- Shivani, Tarikere Location in Karnataka, India Shivani, Tarikere Shivani, Tarikere (India)
- Coordinates: 13°48′58″N 76°02′00″E﻿ / ﻿13.816244°N 76.033287°E
- Country: India
- State: Karnataka
- District: Chikkamagaluru

Languages
- • Official: Kannada
- Time zone: UTC+5:30 (IST)
- PIN: 577549
- Telephone code: 08261

= Shivani, Tarikere =

Shivani is a hobli (PIN-577549) in Ajjampura Taluk, Chikkamagaluru District, Karnataka, India.

Before the dawn of the bore-well era, the community well (known in Kannada as "Gopinathana Baavi", a historic landmark) was the primary source of drinking water in the village.

Shivani Kere, a small reservoir/lake located on the northern edge of the village, is the principal body of water in the Shivani basin.

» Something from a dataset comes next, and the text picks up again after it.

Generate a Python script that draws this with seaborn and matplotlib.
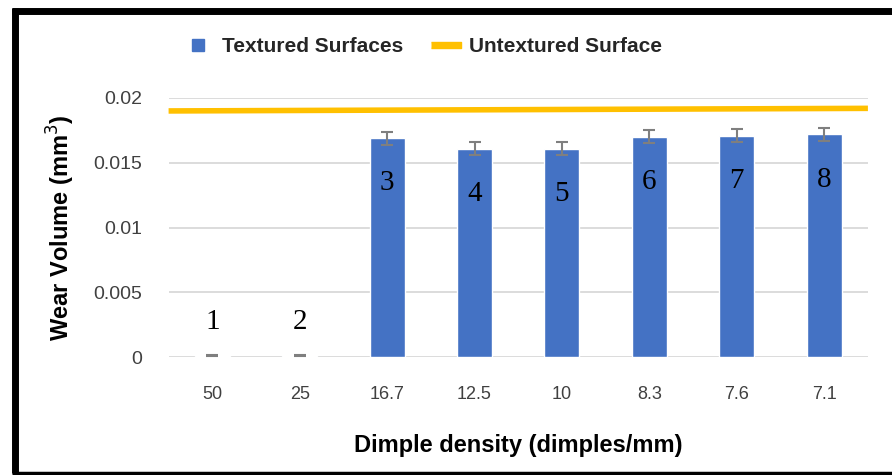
import matplotlib

matplotlib.use("Agg")
import matplotlib.pyplot as plt
import numpy as np
import pandas as pd
import seaborn as sns
from matplotlib.lines import Line2D

# data
densities = ["50", "25", "16.7", "12.5", "10", "8.3", "7.6", "7.1"]
sample_ids = ["1", "2", "3", "4", "5", "6", "7", "8"]
wear_volume = [0.0001, 0.0001, 0.0169, 0.0161, 0.0161, 0.0170, 0.0171, 0.0172]
wear_error = [0.00002, 0.00002, 0.0005, 0.0005, 0.0005, 0.0005, 0.0005, 0.0005]
untextured_ends = [0.0190, 0.0192]

BLUE = "#4472C4"
YELLOW = "#FFC000"
GRID = "#d9d9d9"
TEXT = "#404040"


def main():
    sns.set_style("white")
    plt.rcParams["font.family"] = ["Liberation Sans", "DejaVu Sans"]

    df = pd.DataFrame({"density": densities, "wear": wear_volume})

    fig = plt.figure(figsize=(8.92, 4.75), dpi=100)
    ax = fig.add_axes([0.189, 0.2484, 0.784, 0.5453])

    sns.barplot(data=df, x="density", y="wear", order=densities, color=BLUE,
                width=0.4, errorbar=None, saturation=1, ax=ax, zorder=3)
    xs = np.arange(len(densities))
    ax.errorbar(xs, wear_volume, yerr=wear_error, fmt="none", ecolor="#7f7f7f",
                elinewidth=1.5, capsize=4, capthick=1.5, zorder=4)

    ax.set_xlim(-0.5, len(densities) - 0.5)
    ax.plot([-0.5, len(densities) - 0.5], untextured_ends, color=YELLOW,
            lw=4, solid_capstyle="butt", zorder=5, clip_on=False)

    for x, v, lab in zip(xs, wear_volume, sample_ids):
        y = v - 0.0035 if v > 0.005 else v + 0.0026
        ax.text(x, y, lab, ha="center", va="center", fontsize=21,
                family="Liberation Serif", color="black", zorder=6)

    ax.set_ylim(0, 0.02)
    ax.set_yticks([0, 0.005, 0.01, 0.015, 0.02])
    ax.set_yticklabels(["0", "0.005", "0.01", "0.015", "0.02"])
    ax.yaxis.grid(True, color=GRID, lw=1.3, zorder=0)
    ax.set_axisbelow(True)
    for s in ax.spines.values():
        s.set_visible(False)
    ax.tick_params(axis="both", length=0, labelcolor=TEXT)
    ax.tick_params(axis="y", pad=19, labelsize=14)
    ax.tick_params(axis="x", pad=21, labelsize=13)

    ax.set_xlabel("Dimple density (dimples/mm)", fontsize=17, fontweight="bold",
                  color="black", labelpad=22)
    ax.set_ylabel("Wear Volume (mm$^3$)", fontsize=17, fontweight="bold",
                  color="black", labelpad=12)

    handles = [
        Line2D([], [], ls="none", marker="s", markersize=9, color=BLUE,
               label="Textured Surfaces"),
        Line2D([], [], ls="none",
               marker=[(-2.2, -0.5), (2.2, -0.5), (2.2, 0.5), (-2.2, 0.5)],
               markersize=22, color=YELLOW, label="Untextured Surface"),
    ]
    fig.legend(handles=handles, loc="center left", bbox_to_anchor=(0.183, 0.902),
               ncol=2, frameon=False, handlelength=1.5, columnspacing=1.3,
               handletextpad=0.4, prop={"weight": "bold", "size": 15})

    # black frame around the figure (left, top, bottom)
    fig.add_artist(Line2D([15 / 892, 15 / 892], [2 / 475, 467 / 475], color="black",
                          lw=5, solid_capstyle="butt"))
    fig.add_artist(Line2D([12 / 892, 1.0], [464 / 475, 464 / 475], color="black",
                          lw=5, solid_capstyle="butt"))
    fig.add_artist(Line2D([12 / 892, 1.0], [2 / 475, 2 / 475], color="black",
                          lw=2.5, solid_capstyle="butt"))

    fig.savefig("out.png", dpi=100)
    plt.close(fig)


if __name__ == "__main__":
    main()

However, this reservoir almost dries up during the summer months.

There are several Hindu temples located within the village, some of them being Veeranjaneya, Beeralingeshwara, Keresanthe, Laxmidevi, Revanasiddeswara, Bhandimaramma, Gosappa, Gullamma, Kedareswara, Satyanarayana, Banashankari temple, Kupendra Swamy, and Rudreshwara temple.

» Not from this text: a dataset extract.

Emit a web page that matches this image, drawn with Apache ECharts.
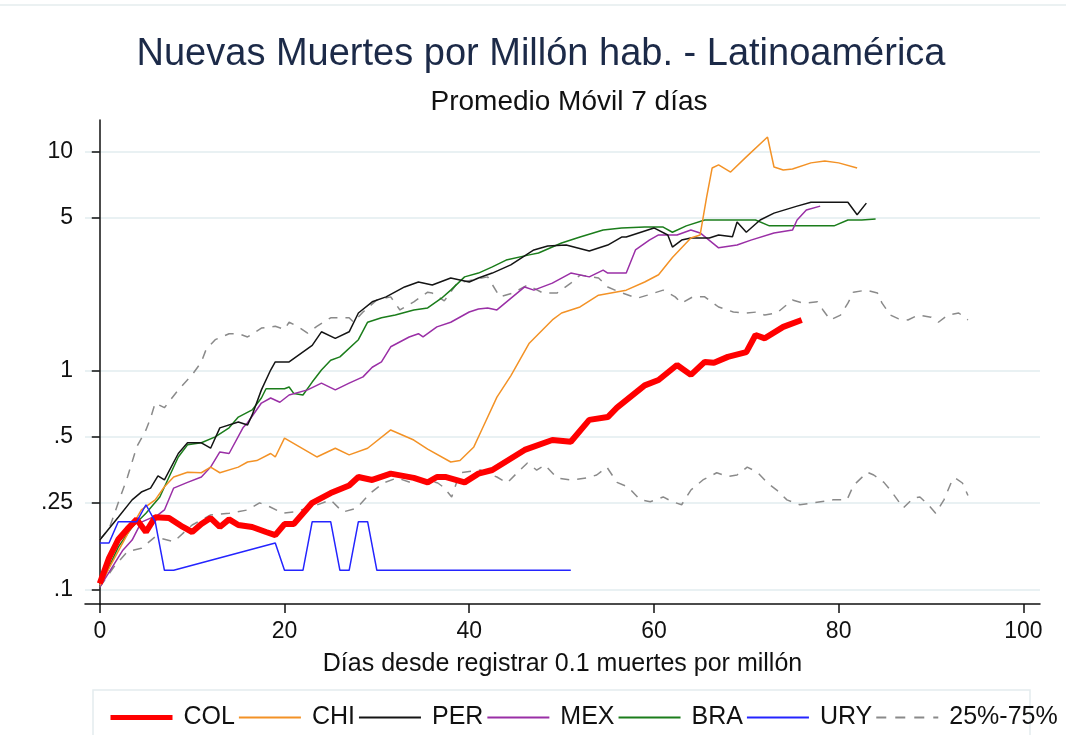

The Car Festival of Anjaneya Swamy (also known as Anjaneyana Theru/Ratha or Hanumappana Theru) and Gullammana Habba are the popular annual events.

Some of the most notable parts of Shivani include Anjaneya Temple Road, Camp Road, Ganeshana Beedhi, MG Road, Main Street, Tank Road, and Banashankari Street.

==Facilities==
- Government primary health centre
- Government veterinary dispensary
- High school
- Junior college
- Police outpost
- Post office
- A branch of the Corporation Bank
- Peoples Convent

==Railway station==
Shivani (SHV) Railway Station is located almost two kilometres east of Shivani town and one kilometer west of Bandre village and falls within the Mysore Division of the South Western Railway Zone of Indian Railways. This railway station was the watering station for all the steam engines during the meter gauge when the steam engines existed. All the trains stopped here to fill water for the further journey. This station has a 10,000-litre-capacity overhead tank built in 1934.

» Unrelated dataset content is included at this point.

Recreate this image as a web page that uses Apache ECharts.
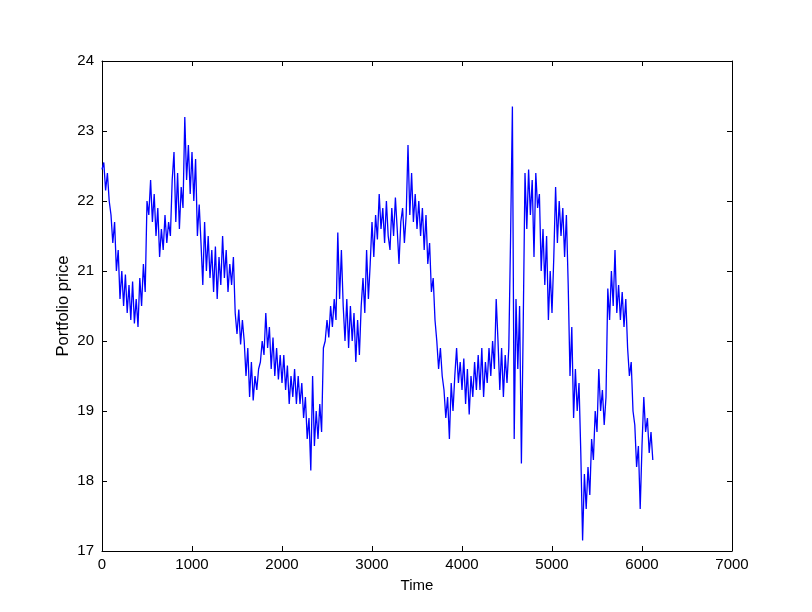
<!DOCTYPE html>
<html>
<head>
<meta charset="utf-8">
<script src="https://cdn.jsdelivr.net/npm/echarts@6/dist/echarts.min.js"></script>
<style>
html,body{margin:0;padding:0;background:#fff;}
#chart{width:812px;height:612px;}
</style>
</head>
<body>
<div id="chart"></div>
<script>
const timeStart = 0;
const timeStep = 20;
const priceValues = [
22.45,22.55,22.15,22.4,22.0,21.8,21.4,21.7,21.0,21.3,
20.6,21.0,20.5,20.95,20.4,20.8,20.3,20.85,20.25,20.6,
20.2,20.9,20.5,21.1,20.7,22.0,21.8,22.3,21.7,22.1,
21.5,21.9,21.2,21.6,21.3,21.8,21.4,21.7,21.5,22.3,
22.7,21.7,22.4,21.6,22.2,21.9,23.2,22.3,22.8,22.1,
22.7,22.0,22.6,21.5,21.95,21.4,20.8,21.7,21.0,21.5,
20.9,21.3,20.7,21.35,20.6,21.2,20.8,21.5,20.9,21.3,
20.7,21.1,20.8,21.2,20.4,20.1,20.45,19.95,20.3,20.0,
19.5,19.9,19.2,19.7,19.15,19.5,19.3,19.6,19.7,20.0,
19.8,20.4,19.9,20.2,19.6,20.05,19.5,19.9,19.45,19.8,
19.4,19.8,19.3,19.65,19.1,19.5,19.2,19.6,19.1,19.5,
19.1,19.4,18.9,19.2,18.6,18.9,18.15,19.5,18.5,19.0,
18.6,19.1,18.7,19.9,20.0,20.3,20.05,20.5,20.2,20.6,
20.3,21.55,20.6,21.3,20.5,20.0,20.6,19.9,20.5,20.0,
20.4,19.7,20.3,19.8,20.5,20.9,20.4,21.3,20.6,21.1,
21.7,21.2,21.8,21.45,22.1,21.6,21.9,21.4,22.0,21.5,
21.3,21.9,21.5,22.05,21.6,21.1,21.7,21.9,21.4,21.8,
22.8,21.8,22.4,21.7,22.1,21.6,22.0,21.5,21.9,21.3,
21.8,21.1,21.4,20.7,20.9,20.3,20.0,19.6,19.9,19.5,
19.3,18.9,19.2,18.6,19.4,19.0,19.5,19.9,19.4,19.7,
19.3,19.75,19.1,19.6,18.95,19.5,19.2,19.7,19.3,19.8,
19.3,19.9,19.2,19.7,19.4,19.9,19.5,20.0,19.6,20.6,
20.0,19.3,19.9,19.2,19.8,19.4,19.9,21.5,23.35,18.6,
20.6,19.6,20.5,18.25,20.2,22.4,21.6,22.45,21.8,22.3,
21.2,22.4,21.9,22.1,21.0,21.6,20.8,21.5,20.3,21.0,
20.4,21.2,22.2,21.4,22.0,21.5,21.9,21.2,21.8,20.8,
19.5,20.2,18.9,19.6,19.0,19.4,18.4,17.15,18.1,17.6,
18.2,17.8,18.6,18.3,19.0,18.7,19.6,19.0,19.3,18.8,
19.2,20.75,20.3,21.0,20.5,21.3,20.4,20.8,20.3,20.7,
20.2,20.6,19.9,19.5,19.7,19.0,18.8,18.2,18.5,17.6,
18.5,19.2,18.7,18.9,18.4,18.7,18.3
];
const xTicks = {min: 0, max: 7000, interval: 1000};
const yTicks = {min: 17, max: 24, interval: 1};
const xLabel = 'Time';
const yLabel = 'Portfolio price';

const seriesData = priceValues.map((v, i) => [timeStart + i * timeStep, v]);

const font = 'Liberation Sans, Arial, sans-serif';
const axisLineStyle = {color: '#000', width: 1};
const plain = v => String(v);
const chart = echarts.init(document.getElementById('chart'), null, {renderer: 'canvas'});
chart.setOption({
  animation: false,
  backgroundColor: '#fff',
  grid: {left: 102, right: 80, top: 61, bottom: 61, show: false},
  xAxis: [{
    type: 'value', position: 'bottom',
    min: xTicks.min, max: xTicks.max, interval: xTicks.interval,
    name: xLabel, nameLocation: 'middle', nameGap: 27,
    nameTextStyle: {color: '#000', fontSize: 15, fontFamily: font},
    axisLine: {show: true, onZero: false, lineStyle: axisLineStyle},
    axisTick: {show: true, inside: true, length: 5, lineStyle: axisLineStyle},
    axisLabel: {color: '#000', fontSize: 15, fontFamily: font, margin: 6, formatter: plain},
    splitLine: {show: false}
  }, {
    type: 'value', position: 'top',
    min: xTicks.min, max: xTicks.max, interval: xTicks.interval,
    axisLine: {show: true, onZero: false, lineStyle: axisLineStyle},
    axisTick: {show: true, inside: true, length: 5, lineStyle: axisLineStyle},
    axisLabel: {show: false},
    splitLine: {show: false}
  }],
  yAxis: [{
    type: 'value', position: 'left',
    min: yTicks.min, max: yTicks.max, interval: yTicks.interval,
    name: yLabel, nameLocation: 'middle', nameGap: 30, nameRotate: 90,
    nameMoveOverlap: false,
    nameTextStyle: {color: '#000', fontSize: 16.5, fontFamily: font},
    axisLine: {show: true, onZero: false, lineStyle: axisLineStyle},
    axisTick: {show: true, inside: true, length: 5, lineStyle: axisLineStyle},
    axisLabel: {color: '#000', fontSize: 15, fontFamily: font, margin: 8, formatter: plain},
    splitLine: {show: false}
  }, {
    type: 'value', position: 'right',
    min: yTicks.min, max: yTicks.max, interval: yTicks.interval,
    axisLine: {show: true, onZero: false, lineStyle: axisLineStyle},
    axisTick: {show: true, inside: true, length: 5, lineStyle: axisLineStyle},
    axisLabel: {show: false},
    splitLine: {show: false}
  }],
  series: [{
    type: 'line',
    xAxisIndex: 0, yAxisIndex: 0,
    data: seriesData,
    showSymbol: false,
    symbol: 'none',
    lineStyle: {color: '#0000ff', width: 1.3},
    silent: true
  }]
});
</script>
</body>
</html>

Several passenger trains make a stop at this railway station. From here one can catch direct trains to go to places like Bangalore and Davangere. The other closest railway stations are Ajjampura (towards Bangalore) and Hosadurga Road (towards Chikkajajur).

Shivani Railway Station is a commercial location and has several wholesale and retail businesses.

Bukkambudhi is an important place within Shivani Hobli and is about 4 kilometres west of Shivani.
Naranapura is one of the large mandal panchayaths in Shivani. About 5000 people live there. Bankanakatte and Menasinakayihosally are including in the panchayath.

'Thyagadakatte' is also one of the large mandal panchayath in shivani. About 2000 people live there. Bandre and Banur are included there. Bandre is in Thyagadakatte Panchayath in Shivani. About 600 people live there. Beeranahalli and Shivani railway station are including Thyagadakatte panchayath. In Bandre main temples include the Thimmappa temple and the Basavanna templs.